• _EXERCISE DIRECTIONS_
Pictures excluded, return the lines below from the first through the line holding "const hub = (s, z) => project(s.ou, s.ov, z);".

• _TASK DATA_

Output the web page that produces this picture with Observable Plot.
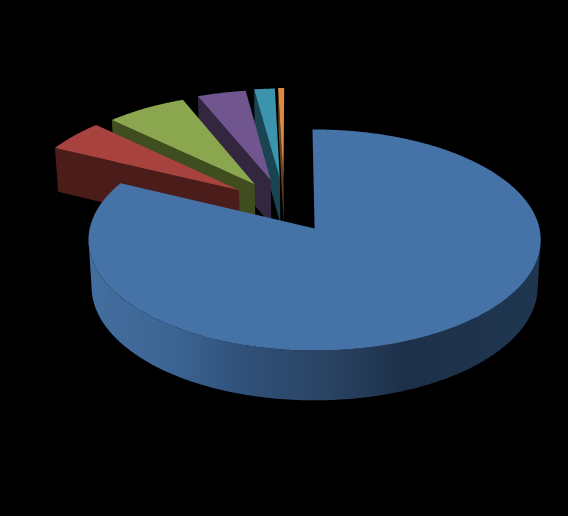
<!DOCTYPE html>
<html>
<head>
<meta charset="utf-8">
<script src="https://cdn.jsdelivr.net/npm/d3@7"></script>
<script src="https://cdn.jsdelivr.net/npm/@observablehq/plot@0.6"></script>
<style>html,body{margin:0;padding:0;background:#000;overflow:hidden}svg{display:block}</style>
</head>
<body>
<div id="chart"></div>
<script>
// Slice shares, clockwise from the top of the pie (percent)
const categories = ["A", "B", "C", "D", "E", "F"];
const values = [82.3, 4.9, 6.6, 4.0, 1.7, 0.5];
const exploded = [false, true, true, true, true, true];
const topColors = ["#4573a8", "#a8423f", "#8aa64f", "#71558f", "#3b93ad", "#d98a3e"];
const sideColors = ["#2a476b", "#4a1c1a", "#3f4d1f", "#33263f", "#1b4452", "#6b4018"];
const wallStops = [[0, "#436e9f"], [0.18, "#3d6594"], [0.34, "#30517a"], [0.52, "#2a4465"], [0.70, "#1d3049"], [1, "#203650"]];

// Pie geometry
const startAngle = -0.6, explodeDist = 0.505, explodeBase = 16;
const tilt = 0.104, depth = 47 / 109.3, depthPersp = 0.0135;
const rad = d => d * Math.PI / 180;

function project(u, v, z) {
  const w = 1 + tilt * v + depthPersp * z;
  return {x: u / w, y: (v - depth * z) / w};
}

const total = d3.sum(values);
const cum = d3.cumsum(values);
const slices = categories.map((c, i) => {
  const a0 = startAngle + (i ? cum[i - 1] : 0) / total * 360;
  const a1 = startAngle + cum[i] / total * 360;
  let ou = 0, ov = 0;
  if (exploded[i]) {
    const mid = 360 - (a0 + a1) / 2;
    const dir = -rad(explodeBase + mid / 2);
    ou = explodeDist * Math.sin(dir);
    ov = explodeDist * Math.cos(dir);
  }
  return {c, i, a0, a1, ou, ov};
});

const polys = [];
let pid = 0;
function add(pts, color) {
  const id = pid++;
  pts.forEach(p => polys.push({...p, id, color}));
}
const rim = (s, a, z) => project(s.ou + Math.sin(rad(a)), s.ov + Math.cos(rad(a)), z);
const hub = (s, z) => project(s.ou, s.ov, z);

// Exploded slices, back to front; each shows the radial wall of its first edge
for (const s of slices.slice(1).reverse()) {
  add([hub(s, 0), rim(s, s.a0, 0), rim(s, s.a0, 1), hub(s, 1)], sideColors[s.i]);
  const top = [hub(s, 0)];
  for (const a of d3.range(s.a0, s.a1, 0.5)) top.push(rim(s, a, 0));
  top.push(rim(s, s.a1, 0));
  add(top, topColors[s.i]);
}

// Main slice: outer wall between its two silhouette tangents, then top face
const blue = slices[0];
const wall = [];
for (let a = 96; a <= 264; a += 1) wall.push(rim(blue, a, 0));
for (let a = 264; a >= 96; a -= 1) wall.push(rim(blue, a, 1));
add(wall, "url(#wall)");
const blueTop = [hub(blue, 0)];
for (const a of d3.range(blue.a0, blue.a1, 0.5)) blueTop.push(rim(blue, a, 0));
blueTop.push(rim(blue, blue.a1, 0));
add(blueTop, topColors[0]);

const defs = () => {
  const ns = "http://www.w3.org/2000/svg";
  const d = document.createElementNS(ns, "defs");
  const g = document.createElementNS(ns, "linearGradient");
  g.setAttribute("id", "wall");
  wallStops.forEach(([o, c]) => {
    const st = document.createElementNS(ns, "stop");
    st.setAttribute("offset", o);
    st.setAttribute("stop-color", c);
    g.append(st);
  });
  d.append(g);
  return d;
};

const chart = Plot.plot({
  width: 568, height: 516,
  margin: 0,
  style: {background: "#000"},
  x: {domain: [-1, 1], range: [89.2, 539], axis: null},
  y: {domain: [-1, 1], range: [337.3, 118.7], axis: null},
  marks: [
    defs,
    Plot.line(polys, {x: "x", y: "y", z: "id", fill: "color", curve: "linear-closed", stroke: null})
  ]
});
document.getElementById("chart").append(chart);
</script>
</body>
</html>
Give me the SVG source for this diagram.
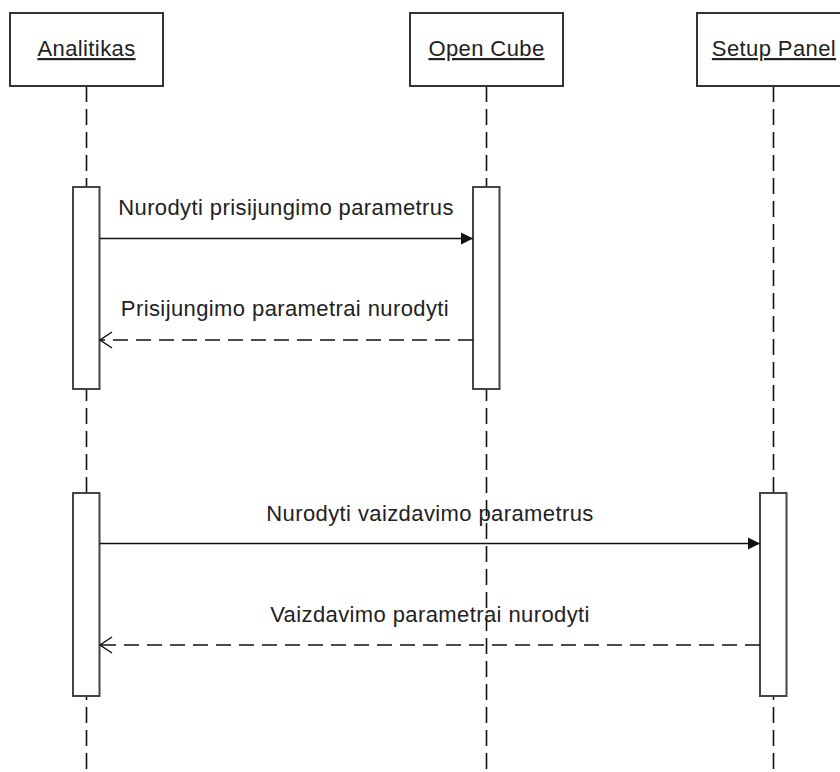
<svg xmlns="http://www.w3.org/2000/svg" width="840" height="772" viewBox="0 0 840 772">
  <style>
    .head { fill: #ffffff; stroke: #333333; stroke-width: 2; }
    .act { fill: #ffffff; stroke: #444444; stroke-width: 2; }
    .life { stroke: #111111; stroke-width: 1.6; stroke-dasharray: 16 7; fill: none; }
    .msg { stroke: #111111; stroke-width: 1.5; fill: none; }
    .ret { stroke: #111111; stroke-width: 1.5; fill: none; stroke-dasharray: 15 8; }
    .name { font-family: "Liberation Sans", Arial, sans-serif; font-size: 22px; letter-spacing: 0.4px; fill: #222222; text-anchor: middle; text-decoration: underline; }
    .lbl { font-family: "Liberation Sans", Arial, sans-serif; font-size: 22px; letter-spacing: 0.4px; fill: #222222; text-anchor: middle; }
  </style>
  <defs>
    <marker id="solidHead" markerWidth="14" markerHeight="14" refX="12" refY="7" orient="auto" markerUnits="userSpaceOnUse">
      <path d="M0,1 L12,7 L0,13 Z" fill="#111111"/>
    </marker>
    <marker id="openHead" markerWidth="16" markerHeight="20" refX="13" refY="10" orient="auto" markerUnits="userSpaceOnUse">
      <path d="M1,2 L13,10 L1,18" fill="none" stroke="#111111" stroke-width="1.5"/>
    </marker>
  </defs>
  <rect width="840" height="772" fill="#ffffff"/>

  <!-- lifelines -->
  <g id="lifelines">
    <line class="life" x1="86.5" y1="86" x2="86.5" y2="772"/>
    <line class="life" x1="486.5" y1="86" x2="486.5" y2="772"/>
    <line class="life" x1="773.5" y1="86" x2="773.5" y2="772"/>
  </g>

  <g id="analitikas">
    <rect class="head" x="10" y="13" width="153" height="73"/>
    <text class="name" x="86.5" y="56">Analitikas</text>
    <rect class="act" x="73" y="187" width="26.5" height="202"/>
    <rect class="act" x="73" y="493" width="26.5" height="203"/>
  </g>

  <g id="open-cube">
    <rect class="head" x="410" y="13" width="153" height="73"/>
    <text class="name" x="486.5" y="56">Open Cube</text>
    <rect class="act" x="473" y="187" width="26.5" height="202"/>
  </g>

  <g id="setup-panel">
    <rect class="head" x="697" y="13" width="153" height="73"/>
    <text class="name" x="774" y="56">Setup Panel</text>
    <rect class="act" x="760" y="493" width="26.5" height="203"/>
  </g>

  <!-- messages -->
  <g id="connectors">
    <line class="msg" x1="100" y1="238.5" x2="473" y2="238.5" marker-end="url(#solidHead)"/>
    <text class="lbl" x="286" y="215">Nurodyti prisijungimo parametrus</text>

    <line class="ret" x1="473" y1="340" x2="100" y2="340" marker-end="url(#openHead)"/>
    <text class="lbl" x="285" y="316">Prisijungimo parametrai nurodyti</text>

    <line class="msg" x1="100" y1="543.5" x2="760" y2="543.5" marker-end="url(#solidHead)"/>
    <text class="lbl" x="430" y="521">Nurodyti vaizdavimo parametrus</text>

    <line class="ret" x1="760" y1="645" x2="100" y2="645" marker-end="url(#openHead)"/>
    <text class="lbl" x="430" y="622">Vaizdavimo parametrai nurodyti</text>
  </g>
</svg>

• _EXERCISE ANSWER_
Output the web page that produces this picture with Observable Plot.
<!DOCTYPE html>
<html>
<head>
<meta charset="utf-8">
<script src="https://cdn.jsdelivr.net/npm/d3@7"></script>
<script src="https://cdn.jsdelivr.net/npm/@observablehq/plot@0.6"></script>
<style>html,body{margin:0;padding:0;background:#000;overflow:hidden}svg{display:block}</style>
</head>
<body>
<div id="chart"></div>
<script>
// Slice shares, clockwise from the top of the pie (percent)
const categories = ["A", "B", "C", "D", "E", "F"];
const values = [82.3, 4.9, 6.6, 4.0, 1.7, 0.5];
const exploded = [false, true, true, true, true, true];
const topColors = ["#4573a8", "#a8423f", "#8aa64f", "#71558f", "#3b93ad", "#d98a3e"];
const sideColors = ["#2a476b", "#4a1c1a", "#3f4d1f", "#33263f", "#1b4452", "#6b4018"];
const wallStops = [[0, "#436e9f"], [0.18, "#3d6594"], [0.34, "#30517a"], [0.52, "#2a4465"], [0.70, "#1d3049"], [1, "#203650"]];

// Pie geometry
const startAngle = -0.6, explodeDist = 0.505, explodeBase = 16;
const tilt = 0.104, depth = 47 / 109.3, depthPersp = 0.0135;
const rad = d => d * Math.PI / 180;

function project(u, v, z) {
  const w = 1 + tilt * v + depthPersp * z;
  return {x: u / w, y: (v - depth * z) / w};
}

const total = d3.sum(values);
const cum = d3.cumsum(values);
const slices = categories.map((c, i) => {
  const a0 = startAngle + (i ? cum[i - 1] : 0) / total * 360;
  const a1 = startAngle + cum[i] / total * 360;
  let ou = 0, ov = 0;
  if (exploded[i]) {
    const mid = 360 - (a0 + a1) / 2;
    const dir = -rad(explodeBase + mid / 2);
    ou = explodeDist * Math.sin(dir);
    ov = explodeDist * Math.cos(dir);
  }
  return {c, i, a0, a1, ou, ov};
});

const polys = [];
let pid = 0;
function add(pts, color) {
  const id = pid++;
  pts.forEach(p => polys.push({...p, id, color}));
}
const rim = (s, a, z) => project(s.ou + Math.sin(rad(a)), s.ov + Math.cos(rad(a)), z);
const hub = (s, z) => project(s.ou, s.ov, z);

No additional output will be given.